RECORDS >>

>> BEGIN

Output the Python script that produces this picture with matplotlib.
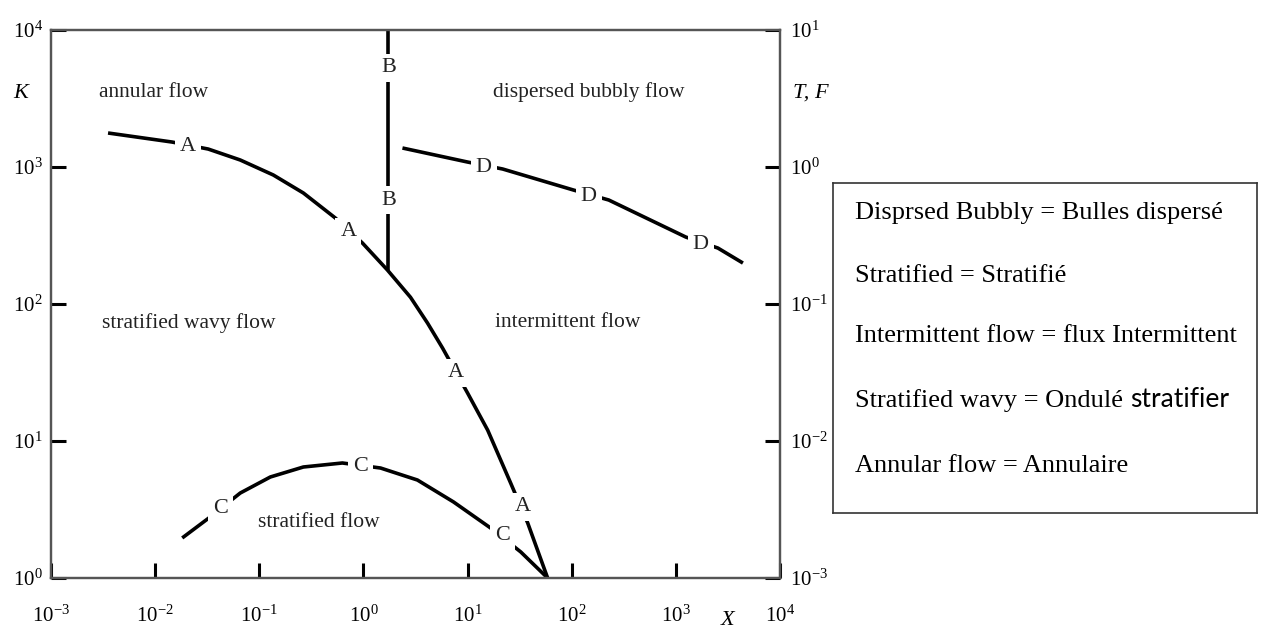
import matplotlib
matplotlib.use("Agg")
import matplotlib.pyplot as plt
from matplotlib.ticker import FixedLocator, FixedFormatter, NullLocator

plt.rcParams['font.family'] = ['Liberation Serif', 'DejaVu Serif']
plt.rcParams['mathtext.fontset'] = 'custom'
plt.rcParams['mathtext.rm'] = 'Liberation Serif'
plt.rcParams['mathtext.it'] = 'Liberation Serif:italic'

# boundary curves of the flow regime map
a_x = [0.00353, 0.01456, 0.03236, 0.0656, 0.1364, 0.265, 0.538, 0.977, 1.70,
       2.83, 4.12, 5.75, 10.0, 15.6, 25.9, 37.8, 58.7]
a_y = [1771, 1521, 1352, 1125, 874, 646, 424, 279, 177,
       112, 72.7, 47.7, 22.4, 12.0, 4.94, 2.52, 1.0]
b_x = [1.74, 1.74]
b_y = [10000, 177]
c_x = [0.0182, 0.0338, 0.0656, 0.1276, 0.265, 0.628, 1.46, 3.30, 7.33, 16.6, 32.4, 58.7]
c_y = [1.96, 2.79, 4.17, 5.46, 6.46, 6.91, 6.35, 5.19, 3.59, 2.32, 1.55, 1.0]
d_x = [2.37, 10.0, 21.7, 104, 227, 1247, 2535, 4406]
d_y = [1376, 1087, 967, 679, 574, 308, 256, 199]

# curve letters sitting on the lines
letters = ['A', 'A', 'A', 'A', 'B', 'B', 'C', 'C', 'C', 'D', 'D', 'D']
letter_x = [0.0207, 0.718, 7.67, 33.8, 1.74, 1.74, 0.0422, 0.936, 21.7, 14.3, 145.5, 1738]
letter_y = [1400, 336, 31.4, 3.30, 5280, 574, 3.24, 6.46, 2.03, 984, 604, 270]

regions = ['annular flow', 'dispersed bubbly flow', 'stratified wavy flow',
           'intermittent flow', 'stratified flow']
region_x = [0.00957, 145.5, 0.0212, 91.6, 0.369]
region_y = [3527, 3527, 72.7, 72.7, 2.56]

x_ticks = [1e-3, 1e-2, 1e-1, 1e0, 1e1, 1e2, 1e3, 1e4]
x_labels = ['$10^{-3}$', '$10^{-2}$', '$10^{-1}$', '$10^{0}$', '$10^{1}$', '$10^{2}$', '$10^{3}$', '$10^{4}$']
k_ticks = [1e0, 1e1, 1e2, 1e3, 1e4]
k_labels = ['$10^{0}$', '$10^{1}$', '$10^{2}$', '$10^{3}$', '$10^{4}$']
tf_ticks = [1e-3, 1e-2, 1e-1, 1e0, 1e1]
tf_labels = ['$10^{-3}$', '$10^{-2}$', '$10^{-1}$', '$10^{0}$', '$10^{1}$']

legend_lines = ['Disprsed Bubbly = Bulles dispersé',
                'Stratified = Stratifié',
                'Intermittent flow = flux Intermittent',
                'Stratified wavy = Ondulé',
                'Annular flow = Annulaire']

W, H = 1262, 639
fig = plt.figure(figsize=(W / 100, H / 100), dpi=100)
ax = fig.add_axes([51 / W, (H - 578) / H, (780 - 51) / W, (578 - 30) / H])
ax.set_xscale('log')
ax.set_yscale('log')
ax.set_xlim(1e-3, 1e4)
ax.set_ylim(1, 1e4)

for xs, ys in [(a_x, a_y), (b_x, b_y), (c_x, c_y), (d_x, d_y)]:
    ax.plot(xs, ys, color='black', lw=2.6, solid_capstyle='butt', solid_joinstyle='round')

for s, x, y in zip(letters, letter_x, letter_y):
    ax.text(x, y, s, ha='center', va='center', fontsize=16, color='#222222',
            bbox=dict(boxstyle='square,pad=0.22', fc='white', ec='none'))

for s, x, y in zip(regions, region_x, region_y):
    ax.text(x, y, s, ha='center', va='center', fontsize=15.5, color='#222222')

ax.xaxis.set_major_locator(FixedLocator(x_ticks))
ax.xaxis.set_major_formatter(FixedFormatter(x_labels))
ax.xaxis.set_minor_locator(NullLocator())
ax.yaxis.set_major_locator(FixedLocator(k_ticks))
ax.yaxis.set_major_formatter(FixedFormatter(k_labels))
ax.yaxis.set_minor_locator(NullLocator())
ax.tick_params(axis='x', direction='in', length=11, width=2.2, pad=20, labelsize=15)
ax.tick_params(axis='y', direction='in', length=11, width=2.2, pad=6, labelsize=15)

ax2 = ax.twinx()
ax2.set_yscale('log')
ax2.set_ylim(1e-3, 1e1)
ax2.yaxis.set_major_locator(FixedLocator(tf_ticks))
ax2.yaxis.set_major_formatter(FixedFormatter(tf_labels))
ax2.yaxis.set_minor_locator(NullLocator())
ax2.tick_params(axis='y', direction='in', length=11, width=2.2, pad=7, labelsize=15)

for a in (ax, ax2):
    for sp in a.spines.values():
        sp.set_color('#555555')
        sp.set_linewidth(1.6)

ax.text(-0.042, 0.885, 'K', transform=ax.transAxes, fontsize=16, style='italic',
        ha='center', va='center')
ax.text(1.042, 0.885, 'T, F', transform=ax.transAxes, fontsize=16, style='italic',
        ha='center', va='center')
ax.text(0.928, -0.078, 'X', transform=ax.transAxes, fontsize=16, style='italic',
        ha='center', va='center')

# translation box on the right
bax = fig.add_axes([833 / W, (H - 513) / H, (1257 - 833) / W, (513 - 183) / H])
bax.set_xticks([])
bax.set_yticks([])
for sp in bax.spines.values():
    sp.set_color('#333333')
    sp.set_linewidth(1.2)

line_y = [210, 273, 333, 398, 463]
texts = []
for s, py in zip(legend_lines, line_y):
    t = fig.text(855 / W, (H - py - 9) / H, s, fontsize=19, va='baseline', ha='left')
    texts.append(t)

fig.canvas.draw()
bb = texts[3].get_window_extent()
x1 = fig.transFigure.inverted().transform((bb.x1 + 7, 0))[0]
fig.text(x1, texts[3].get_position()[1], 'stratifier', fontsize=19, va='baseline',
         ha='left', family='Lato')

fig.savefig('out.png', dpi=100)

>> END
>> BEGIN

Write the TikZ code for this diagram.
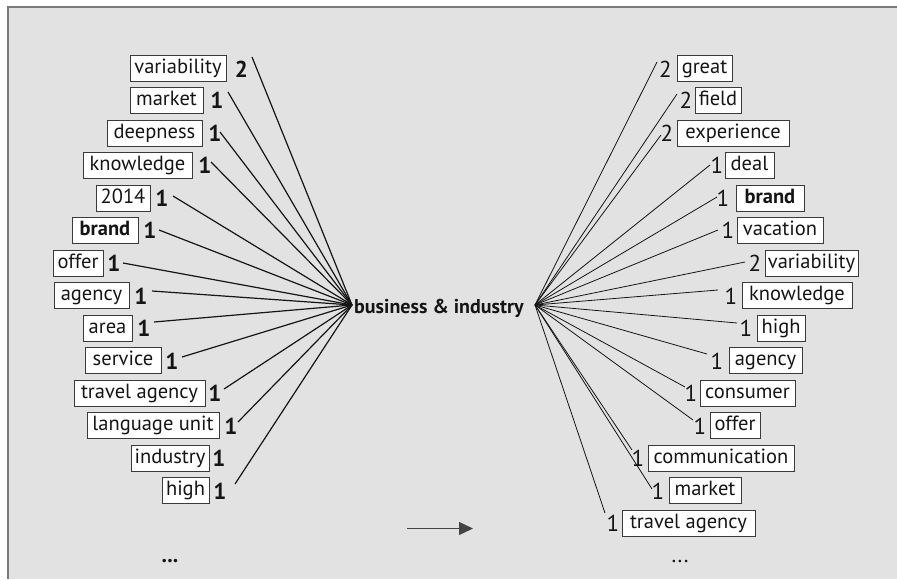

>> END

TASK >> Out of the records above, set down only the lines from the one that contains "Output the Python" through the one that contains "d_y = [1376, 1087, 967, 679, 574, 308, 256, 199]", unchanged and without the pictures.

RESPONSE TO THIS TASK >>
Output the Python script that produces this picture with matplotlib.
import matplotlib
matplotlib.use("Agg")
import matplotlib.pyplot as plt
from matplotlib.ticker import FixedLocator, FixedFormatter, NullLocator

plt.rcParams['font.family'] = ['Liberation Serif', 'DejaVu Serif']
plt.rcParams['mathtext.fontset'] = 'custom'
plt.rcParams['mathtext.rm'] = 'Liberation Serif'
plt.rcParams['mathtext.it'] = 'Liberation Serif:italic'

# boundary curves of the flow regime map
a_x = [0.00353, 0.01456, 0.03236, 0.0656, 0.1364, 0.265, 0.538, 0.977, 1.70,
       2.83, 4.12, 5.75, 10.0, 15.6, 25.9, 37.8, 58.7]
a_y = [1771, 1521, 1352, 1125, 874, 646, 424, 279, 177,
       112, 72.7, 47.7, 22.4, 12.0, 4.94, 2.52, 1.0]
b_x = [1.74, 1.74]
b_y = [10000, 177]
c_x = [0.0182, 0.0338, 0.0656, 0.1276, 0.265, 0.628, 1.46, 3.30, 7.33, 16.6, 32.4, 58.7]
c_y = [1.96, 2.79, 4.17, 5.46, 6.46, 6.91, 6.35, 5.19, 3.59, 2.32, 1.55, 1.0]
d_x = [2.37, 10.0, 21.7, 104, 227, 1247, 2535, 4406]
d_y = [1376, 1087, 967, 679, 574, 308, 256, 199]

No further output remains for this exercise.